Great progress ires been made in the manufacture of dynamic random access memory (DRAM) using high density integrated circuit technology. The industry has progressed from DRAMs of 16 Kbits capacity to DRAMs of up to 64 Mbits capacity.
A memory cell for each bit to be stored by the semiconductor DRAM typically consists of a storage capacitor and an access transistor. Either the source or drain of the transistor is connected to one terminal of the capacitor. The other side of the transistor and the transistor gate electrode are connected to external connection lines called a bit line and a word line, respectively. The other terminal of the capacitor is connected to a reference voltage. Thus, the formation of a DRAM memory cell comprises the formation of a transistor, a capacitor and contacts to external circuits. The capacitor type that is most typically used in DRAM memory cells are planar capacitors, which are relatively simple to manufacture.
However, in order to achieve high performance (i.e. high density), memory cells in DRAM technology must be scaled down to the submicrometer range. Thus, as the capacity of DRAMs has increased, the size of the memory cells must steadily decrease. For very small memory cells, planar capacitors become very difficult to use reliably. Specifically, as the size of the capacitor decreases, the capacitance of the capacitor also decreases. Similarly, the size of the charge capable of being stored by the capacitor decreases. This results in the capacitor being very susceptible to .alpha. particle interference. Additionally, as the capacitance decreases, the charge held by storage capacitor must be refreshed often.

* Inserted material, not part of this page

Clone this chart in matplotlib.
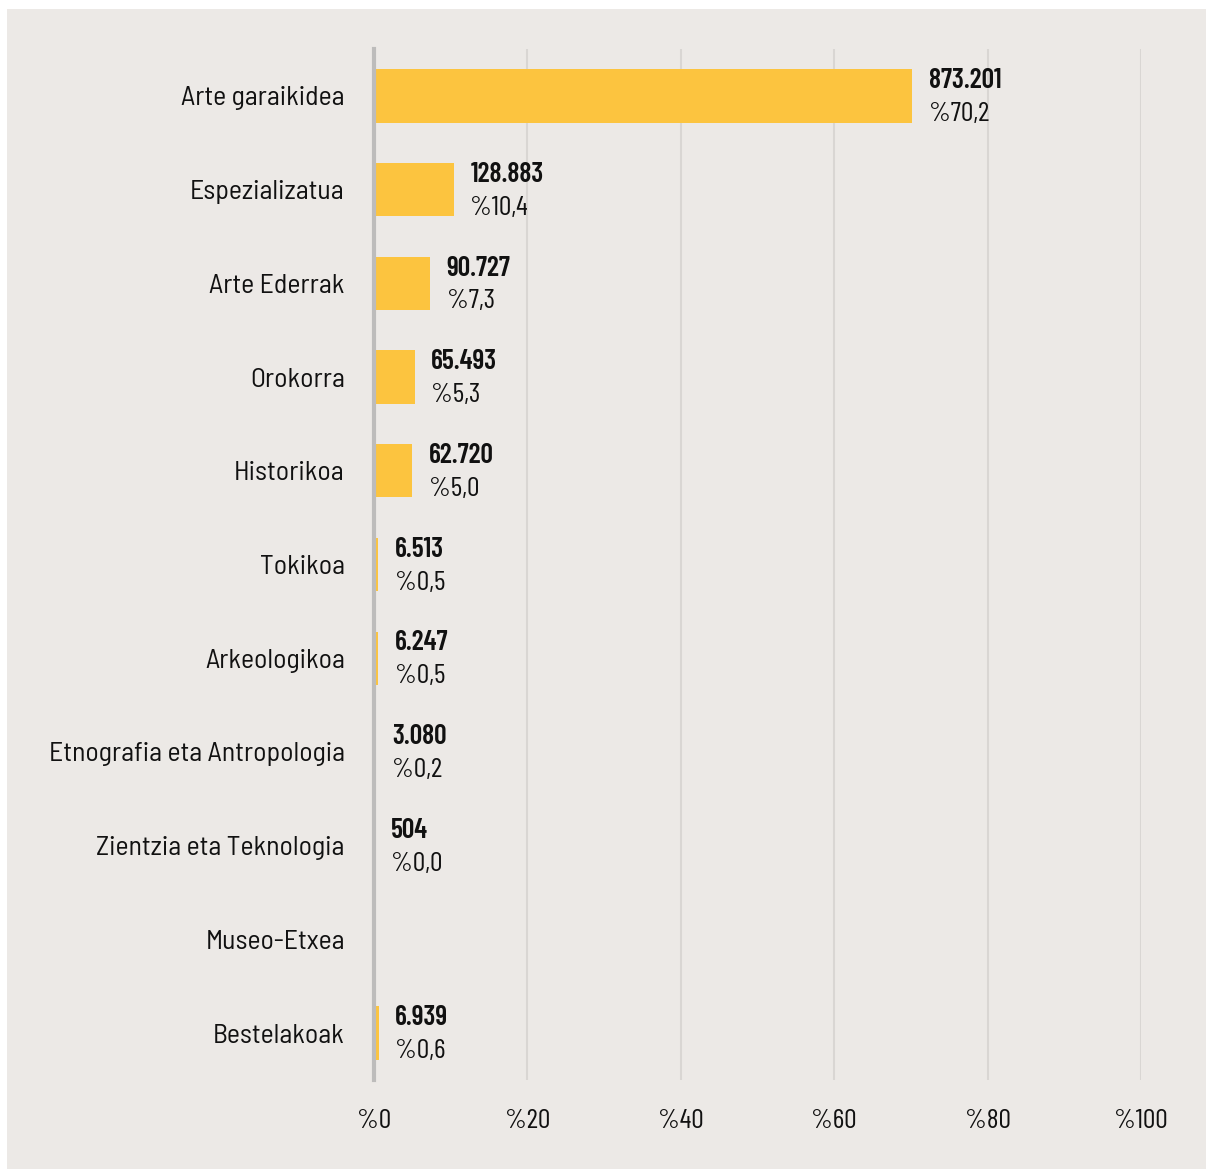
import matplotlib.pyplot as plt
from matplotlib.patches import Rectangle

# datuak
kategoriak = ["Arte garaikidea", "Espezializatua", "Arte Ederrak", "Orokorra",
              "Historikoa", "Tokikoa", "Arkeologikoa",
              "Etnografia eta Antropologia", "Zientzia eta Teknologia",
              "Museo-Etxea", "Bestelakoak"]
bisitariak = ["873.201", "128.883", "90.727", "65.493", "62.720", "6.513",
              "6.247", "3.080", "504", None, "6.939"]
portzentaiak = [70.2, 10.4, 7.3, 5.3, 5.0, 0.5, 0.5, 0.2, 0.0, 0.0, 0.6]
portz_etiketak = ["%70,2", "%10,4", "%7,3", "%5,3", "%5,0", "%0,5", "%0,5",
                  "%0,2", "%0,0", None, "%0,6"]
x_ticks = [0, 20, 40, 60, 80, 100]
x_tick_labels = ["%0", "%20", "%40", "%60", "%80", "%100"]

plt.rcParams['font.family'] = ['Barlow Condensed', 'Liberation Sans Narrow', 'DejaVu Sans']
label_font = ['Barlow Semi Condensed', 'Barlow Condensed', 'DejaVu Sans']

fondo = "#ECE9E6"
horia = "#FCC43F"
testua = "#111111"

fig = plt.figure(figsize=(12.06, 11.69), dpi=100)
fig.patch.set_facecolor("white")
fig.add_artist(Rectangle((7 / 1206, 0), 1 - 7 / 1206, 1 - 9 / 1169,
                         transform=fig.transFigure, facecolor=fondo,
                         edgecolor="none", zorder=-10))

ax = fig.add_axes([374 / 1206, 1 - 1080 / 1169, (1141 - 374) / 1206, (1080 - 49) / 1169])
ax.set_facecolor("none")

y = list(range(len(kategoriak)))
ax.barh(y, portzentaiak, height=0.57, color=horia, zorder=2)

for i in y:
    if bisitariak[i] is None:
        continue
    ax.annotate(bisitariak[i], (portzentaiak[i], i), xytext=(12, 11),
                textcoords="offset points", fontsize=20, fontweight=600,
                ha="left", va="center", color=testua)
    ax.annotate(portz_etiketak[i], (portzentaiak[i], i), xytext=(12, -13),
                textcoords="offset points", fontsize=20,
                ha="left", va="center", color=testua)

ax.set_xlim(0, 100)
ax.set_ylim(len(kategoriak) - 0.5, -0.5)
ax.set_yticks(y)
ax.set_yticklabels(kategoriak, fontsize=20, color=testua, family=label_font)
ax.set_xticks(x_ticks)
ax.set_xticklabels(x_tick_labels, fontsize=20, color=testua)
ax.tick_params(axis="both", length=0)
ax.tick_params(axis="y", pad=21)
ax.tick_params(axis="x", pad=21)

ax.grid(axis="x", color="#D9D6D3", linewidth=1.5, zorder=0)
for s in ["top", "right", "bottom"]:
    ax.spines[s].set_visible(False)
ax.spines["left"].set_color("#BDBCBB")
ax.spines["left"].set_linewidth(3)
ax.spines["left"].set_zorder(3)

fig.savefig("out.png", dpi=100, facecolor=fig.get_facecolor())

Prior art approaches to overcoming these problems have resulted in the development of the trench capacitor (see for example U.S. Pat. No. 5,374,580) and the stacked capacitor. The trench capacitor has the well-known problem of "gated diode leakage," which is the leakage of current resulting in the trench capacitor failing to hold a charge. The stacked capacitor has the disadvantage of high manufacturing complexity.
Another way to increase the capacitance per unit area is to etch a groove in the capacitor terminal, thus increasing the area of the capacitor. See, for example, U.S. Pat. No. 4,225,945 and U.S. Pat. No. 5,374,580. Reducing the thickness of the dielectric also can improve the capacitance of the capacitor, but this approach is limited because of yield and reliability problems.